→ **Work instructions**
Leave the pictures out. Return all other data exactly.

* start Given information *

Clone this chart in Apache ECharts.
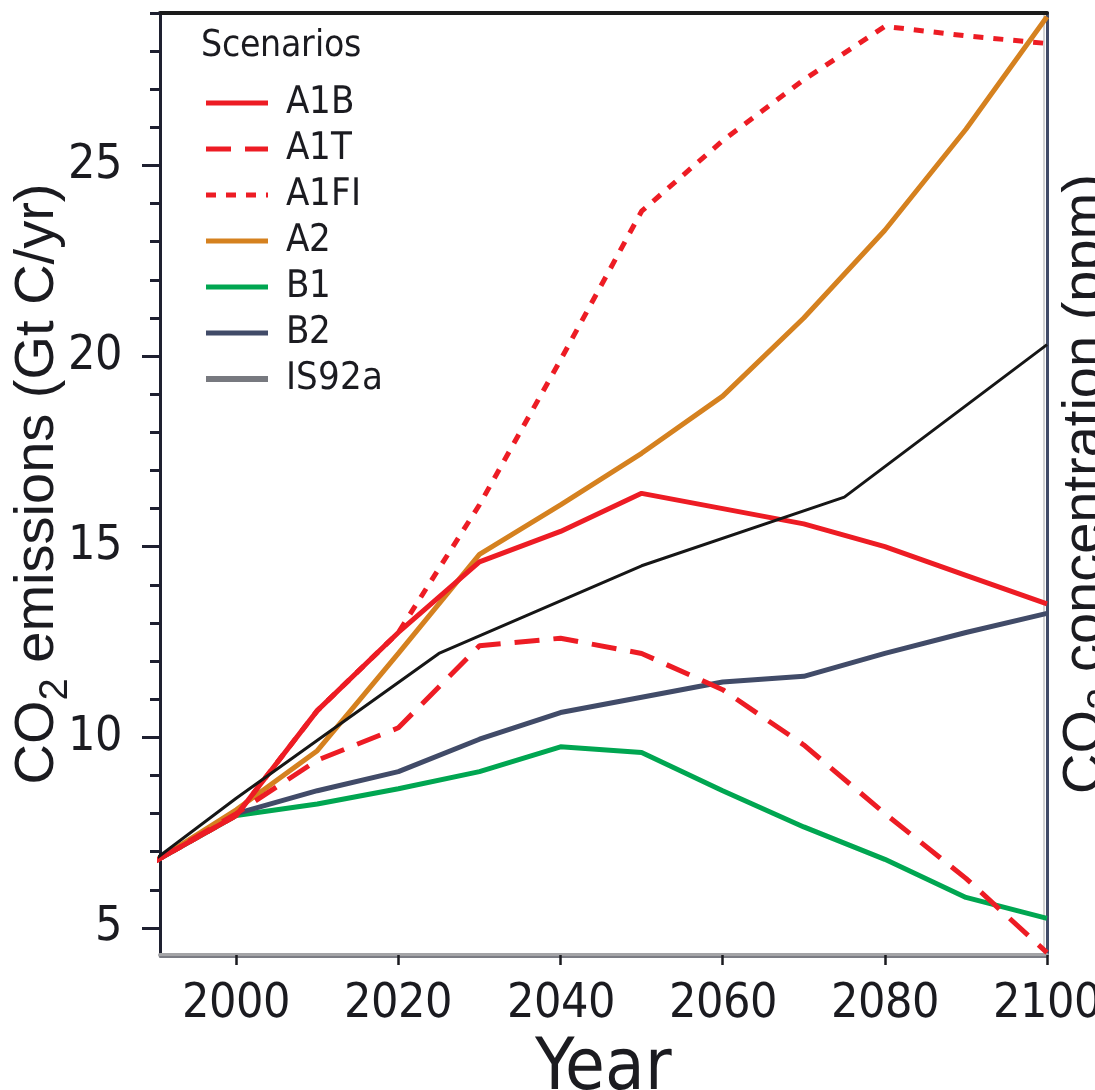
<!DOCTYPE html>
<html>
<head>
<meta charset="utf-8">
<script src="https://cdn.jsdelivr.net/npm/echarts@6/dist/echarts.min.js"></script>
<style>
@font-face {
  font-family: 'CondSans';
  src: local('DejaVu Sans Condensed'), local('DejaVuSansCondensed');
}
html, body { margin: 0; padding: 0; background: #ffffff; }
#chart { width: 1095px; height: 1090px; }
</style>
</head>
<body>
<div id="chart"></div>
<script>
// ---- data ----
const sresYears = [1990, 2000, 2010, 2020, 2030, 2040, 2050, 2060, 2070, 2080, 2090, 2100];
const a1b  = [6.75, 7.95, 10.7, 12.75, 14.6, 15.4, 16.4, 16.0, 15.6, 15.0, 14.25, 13.5];
const a1t  = [6.75, 8.0, 9.4, 10.25, 12.4, 12.6, 12.2, 11.25, 9.8, 8.0, 6.3, 4.35];
const a1fi = [6.75, 7.95, 10.7, 12.75, 16.1, 19.9, 23.8, 25.65, 27.25, 28.65, 28.4, 28.2];
const a2   = [6.75, 8.1, 9.65, 12.2, 14.8, 16.1, 17.45, 18.95, 21.0, 23.3, 25.95, 28.9];
const b1   = [6.75, 7.95, 8.25, 8.65, 9.1, 9.75, 9.6, 8.6, 7.65, 6.8, 5.8, 5.25];
const b2   = [6.75, 8.0, 8.6, 9.1, 9.95, 10.65, 11.05, 11.45, 11.6, 12.2, 12.75, 13.25];
const is92aYears = [1990, 2000, 2025, 2050, 2075, 2100];
const is92a = [6.8, 8.4, 12.2, 14.5, 16.3, 20.3];

const xTicks = [2000, 2020, 2040, 2060, 2080, 2100];
const yMajorTicks = [5, 10, 15, 20, 25];
const yMinorTicks = [5, 6, 7, 8, 9, 10, 11, 12, 13, 14, 15, 16, 17, 18, 19, 20, 21, 22, 23, 24, 25, 26, 27, 28, 29];
const legendNames = ['A1B', 'A1T', 'A1FI', 'A2', 'B1', 'B2', 'IS92a'];

// ---- helpers ----
const pairs = (xs, ys) => xs.map((x, i) => [x, ys[i]]);
const NARROW = "CondSans, 'Liberation Sans', Arial, sans-serif";
const SANS = "'Liberation Sans', Arial, sans-serif";
const INK = '#1b1b20';
const RED = '#ed1c24';
const ORANGE = '#d5811f';
const GREEN = '#00a651';
const NAVY = '#414b68';
const XMIN = 1990.6, XMAX = 2100, YMIN = 4.29, YMAX = 29;

const nameRich = {
  a: { fontFamily: SANS, fontSize: 56, color: INK, lineHeight: 56, verticalAlign: 'bottom', padding: [0, 0, 10, 0] },
  s: { fontFamily: SANS, fontSize: 40, color: INK, lineHeight: 40, verticalAlign: 'bottom' }
};

function line(name, data, color, width, type, z) {
  return {
    name: name, type: 'line', data: data, symbol: 'none', showSymbol: false, z: z,
    lineStyle: { color: color, width: width, type: type, cap: 'butt' },
    itemStyle: { color: color },
    emphasis: { disabled: true }
  };
}

function draw() {
  const chart = echarts.init(document.getElementById('chart'), null, { renderer: 'canvas' });
  chart.setOption({
    animation: false,
    backgroundColor: '#ffffff',
    grid: { left: 160, right: 48, top: 13, bottom: 135, containLabel: false, outerBoundsMode: 'none' },
    title: {
      text: 'Scenarios', left: 201, top: 28, padding: 0,
      textStyle: { fontFamily: NARROW, fontSize: 37, fontWeight: 'normal', color: INK }
    },
    legend: {
      orient: 'vertical', left: 203, top: 84, padding: 0,
      itemWidth: 62, itemHeight: 14, itemGap: 8,
      itemStyle: { opacity: 0 },
      textStyle: { fontFamily: NARROW, fontSize: 38, color: INK, padding: [0, 0, 0, 13] },
      data: legendNames.map(n => n === 'IS92a'
        ? { name: n, lineStyle: { color: '#77797f', width: 6 }, itemStyle: { opacity: 0 } }
        : { name: n, lineStyle: { width: 5 }, itemStyle: { opacity: 0 } })
    },
    xAxis: [
      {
        type: 'value', position: 'bottom', min: XMIN, max: XMAX,
        axisLine: { show: true, onZero: false, lineStyle: { color: '#a4a4a7', width: 4 } },
        axisTick: { show: true, customValues: xTicks, length: 10, lineStyle: { color: INK, width: 2.5 } },
        axisLabel: { customValues: xTicks, margin: 26, fontFamily: NARROW, fontSize: 48, color: INK,
                     formatter: v => String(v) },
        splitLine: { show: false },
        name: 'Year', nameLocation: 'middle', nameGap: 79, nameMoveOverlap: false,
        nameTextStyle: { fontFamily: NARROW, fontSize: 72, color: INK }
      },
      {
        type: 'value', position: 'bottom', offset: 2, min: XMIN, max: XMAX,
        axisLine: { show: true, onZero: false, lineStyle: { color: '#7b7c84', width: 2 } },
        axisTick: { show: false }, axisLabel: { show: false }, splitLine: { show: false }
      },
      {
        type: 'value', position: 'top', min: XMIN, max: XMAX,
        axisLine: { show: true, onZero: false, lineStyle: { color: '#1b1b1b', width: 4 } },
        axisTick: { show: false }, axisLabel: { show: false }, splitLine: { show: false }
      }
    ],
    yAxis: [
      {
        type: 'value', position: 'left', min: YMIN, max: YMAX,
        axisLine: { show: true, onZero: false, lineStyle: { color: '#1e2030', width: 3 } },
        axisTick: { show: true, customValues: yMajorTicks, length: 18, lineStyle: { color: '#1e2030', width: 3 } },
        axisLabel: { customValues: yMajorTicks, margin: 38, fontFamily: NARROW, fontSize: 48, color: INK },
        splitLine: { show: false },
        name: '{a|CO}{s|2}{a| emissions (Gt C/yr)}', nameLocation: 'middle', nameGap: 84,
        nameMoveOverlap: false,
        nameTextStyle: { rich: nameRich }
      },
      {
        type: 'value', position: 'left', min: YMIN, max: YMAX,
        axisLine: { show: false, onZero: false },
        axisTick: { show: true, customValues: yMinorTicks, length: 10, lineStyle: { color: '#1e2030', width: 3 } },
        axisLabel: { show: false }, splitLine: { show: false }
      },
      {
        type: 'value', position: 'right', min: YMIN, max: YMAX,
        axisLine: { show: true, onZero: false, lineStyle: { color: NAVY, width: 3 } },
        axisTick: { show: false }, axisLabel: { show: false }, splitLine: { show: false },
        name: '{a|CO}{s|2}{a| concentration (ppm)}', nameLocation: 'middle', nameGap: 21,
        nameMoveOverlap: false,
        nameTextStyle: { rich: nameRich }
      },
      {
        type: 'value', position: 'right', offset: -3, min: YMIN, max: YMAX,
        axisLine: { show: true, onZero: false, lineStyle: { color: '#d3d3d3', width: 2 } },
        axisTick: { show: false }, axisLabel: { show: false }, splitLine: { show: false }
      }
    ],
    series: [
      line('B1', pairs(sresYears, b1), GREEN, 5, 'solid', 2),
      line('B2', pairs(sresYears, b2), NAVY, 5, 'solid', 3),
      line('A2', pairs(sresYears, a2), ORANGE, 5, 'solid', 4),
      line('A1T', pairs(sresYears, a1t), RED, 5, [25, 14], 5),
      line('A1FI', pairs(sresYears, a1fi), RED, 5, [10, 10], 6),
      line('A1B', pairs(sresYears, a1b), RED, 5, 'solid', 7),
      line('IS92a', pairs(is92aYears, is92a), '#161616', 3, 'solid', 8)
    ]
  });
}

if (document.fonts && document.fonts.load) {
  Promise.all([document.fonts.load('42px CondSans'), document.fonts.load('56px "Liberation Sans"')])
    .then(draw, draw);
} else {
  draw();
}
</script>
</body>
</html>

* end Given information *

→ **Full solution**
Clone this chart in Apache ECharts.
<!DOCTYPE html>
<html>
<head>
<meta charset="utf-8">
<script src="https://cdn.jsdelivr.net/npm/echarts@6/dist/echarts.min.js"></script>
<style>
@font-face {
  font-family: 'CondSans';
  src: local('DejaVu Sans Condensed'), local('DejaVuSansCondensed');
}
html, body { margin: 0; padding: 0; background: #ffffff; }
#chart { width: 1095px; height: 1090px; }
</style>
</head>
<body>
<div id="chart"></div>
<script>
// ---- data ----
const sresYears = [1990, 2000, 2010, 2020, 2030, 2040, 2050, 2060, 2070, 2080, 2090, 2100];
const a1b  = [6.75, 7.95, 10.7, 12.75, 14.6, 15.4, 16.4, 16.0, 15.6, 15.0, 14.25, 13.5];
const a1t  = [6.75, 8.0, 9.4, 10.25, 12.4, 12.6, 12.2, 11.25, 9.8, 8.0, 6.3, 4.35];
const a1fi = [6.75, 7.95, 10.7, 12.75, 16.1, 19.9, 23.8, 25.65, 27.25, 28.65, 28.4, 28.2];
const a2   = [6.75, 8.1, 9.65, 12.2, 14.8, 16.1, 17.45, 18.95, 21.0, 23.3, 25.95, 28.9];
const b1   = [6.75, 7.95, 8.25, 8.65, 9.1, 9.75, 9.6, 8.6, 7.65, 6.8, 5.8, 5.25];
const b2   = [6.75, 8.0, 8.6, 9.1, 9.95, 10.65, 11.05, 11.45, 11.6, 12.2, 12.75, 13.25];
const is92aYears = [1990, 2000, 2025, 2050, 2075, 2100];
const is92a = [6.8, 8.4, 12.2, 14.5, 16.3, 20.3];

const xTicks = [2000, 2020, 2040, 2060, 2080, 2100];
const yMajorTicks = [5, 10, 15, 20, 25];
const yMinorTicks = [5, 6, 7, 8, 9, 10, 11, 12, 13, 14, 15, 16, 17, 18, 19, 20, 21, 22, 23, 24, 25, 26, 27, 28, 29];
const legendNames = ['A1B', 'A1T', 'A1FI', 'A2', 'B1', 'B2', 'IS92a'];

// ---- helpers ----
const pairs = (xs, ys) => xs.map((x, i) => [x, ys[i]]);
const NARROW = "CondSans, 'Liberation Sans', Arial, sans-serif";
const SANS = "'Liberation Sans', Arial, sans-serif";
const INK = '#1b1b20';
const RED = '#ed1c24';
const ORANGE = '#d5811f';
const GREEN = '#00a651';
const NAVY = '#414b68';
const XMIN = 1990.6, XMAX = 2100, YMIN = 4.29, YMAX = 29;

const nameRich = {
  a: { fontFamily: SANS, fontSize: 56, color: INK, lineHeight: 56, verticalAlign: 'bottom', padding: [0, 0, 10, 0] },
  s: { fontFamily: SANS, fontSize: 40, color: INK, lineHeight: 40, verticalAlign: 'bottom' }
};

function line(name, data, color, width, type, z) {
  return {
    name: name, type: 'line', data: data, symbol: 'none', showSymbol: false, z: z,
    lineStyle: { color: color, width: width, type: type, cap: 'butt' },
    itemStyle: { color: color },
    emphasis: { disabled: true }
  };
}

function draw() {
  const chart = echarts.init(document.getElementById('chart'), null, { renderer: 'canvas' });
  chart.setOption({
    animation: false,
    backgroundColor: '#ffffff',
    grid: { left: 160, right: 48, top: 13, bottom: 135, containLabel: false, outerBoundsMode: 'none' },
    title: {
      text: 'Scenarios', left: 201, top: 28, padding: 0,
      textStyle: { fontFamily: NARROW, fontSize: 37, fontWeight: 'normal', color: INK }
    },
    legend: {
      orient: 'vertical', left: 203, top: 84, padding: 0,
      itemWidth: 62, itemHeight: 14, itemGap: 8,
      itemStyle: { opacity: 0 },
      textStyle: { fontFamily: NARROW, fontSize: 38, color: INK, padding: [0, 0, 0, 13] },
      data: legendNames.map(n => n === 'IS92a'
        ? { name: n, lineStyle: { color: '#77797f', width: 6 }, itemStyle: { opacity: 0 } }
        : { name: n, lineStyle: { width: 5 }, itemStyle: { opacity: 0 } })
    },
    xAxis: [
      {
        type: 'value', position: 'bottom', min: XMIN, max: XMAX,
        axisLine: { show: true, onZero: false, lineStyle: { color: '#a4a4a7', width: 4 } },
        axisTick: { show: true, customValues: xTicks, length: 10, lineStyle: { color: INK, width: 2.5 } },
        axisLabel: { customValues: xTicks, margin: 26, fontFamily: NARROW, fontSize: 48, color: INK,
                     formatter: v => String(v) },
        splitLine: { show: false },
        name: 'Year', nameLocation: 'middle', nameGap: 79, nameMoveOverlap: false,
        nameTextStyle: { fontFamily: NARROW, fontSize: 72, color: INK }
      },
      {
        type: 'value', position: 'bottom', offset: 2, min: XMIN, max: XMAX,
        axisLine: { show: true, onZero: false, lineStyle: { color: '#7b7c84', width: 2 } },
        axisTick: { show: false }, axisLabel: { show: false }, splitLine: { show: false }
      },
      {
        type: 'value', position: 'top', min: XMIN, max: XMAX,
        axisLine: { show: true, onZero: false, lineStyle: { color: '#1b1b1b', width: 4 } },
        axisTick: { show: false }, axisLabel: { show: false }, splitLine: { show: false }
      }
    ],
    yAxis: [
      {
        type: 'value', position: 'left', min: YMIN, max: YMAX,
        axisLine: { show: true, onZero: false, lineStyle: { color: '#1e2030', width: 3 } },
        axisTick: { show: true, customValues: yMajorTicks, length: 18, lineStyle: { color: '#1e2030', width: 3 } },
        axisLabel: { customValues: yMajorTicks, margin: 38, fontFamily: NARROW, fontSize: 48, color: INK },
        splitLine: { show: false },
        name: '{a|CO}{s|2}{a| emissions (Gt C/yr)}', nameLocation: 'middle', nameGap: 84,
        nameMoveOverlap: false,
        nameTextStyle: { rich: nameRich }
      },
      {
        type: 'value', position: 'left', min: YMIN, max: YMAX,
        axisLine: { show: false, onZero: false },
        axisTick: { show: true, customValues: yMinorTicks, length: 10, lineStyle: { color: '#1e2030', width: 3 } },
        axisLabel: { show: false }, splitLine: { show: false }
      },
      {
        type: 'value', position: 'right', min: YMIN, max: YMAX,
        axisLine: { show: true, onZero: false, lineStyle: { color: NAVY, width: 3 } },
        axisTick: { show: false }, axisLabel: { show: false }, splitLine: { show: false },
        name: '{a|CO}{s|2}{a| concentration (ppm)}', nameLocation: 'middle', nameGap: 21,
        nameMoveOverlap: false,
        nameTextStyle: { rich: nameRich }
      },
      {
        type: 'value', position: 'right', offset: -3, min: YMIN, max: YMAX,
        axisLine: { show: true, onZero: false, lineStyle: { color: '#d3d3d3', width: 2 } },
        axisTick: { show: false }, axisLabel: { show: false }, splitLine: { show: false }
      }
    ],
    series: [
      line('B1', pairs(sresYears, b1), GREEN, 5, 'solid', 2),
      line('B2', pairs(sresYears, b2), NAVY, 5, 'solid', 3),
      line('A2', pairs(sresYears, a2), ORANGE, 5, 'solid', 4),
      line('A1T', pairs(sresYears, a1t), RED, 5, [25, 14], 5),
      line('A1FI', pairs(sresYears, a1fi), RED, 5, [10, 10], 6),
      line('A1B', pairs(sresYears, a1b), RED, 5, 'solid', 7),
      line('IS92a', pairs(is92aYears, is92a), '#161616', 3, 'solid', 8)
    ]
  });
}

if (document.fonts && document.fonts.load) {
  Promise.all([document.fonts.load('42px CondSans'), document.fonts.load('56px "Liberation Sans"')])
    .then(draw, draw);
} else {
  draw();
}
</script>
</body>
</html>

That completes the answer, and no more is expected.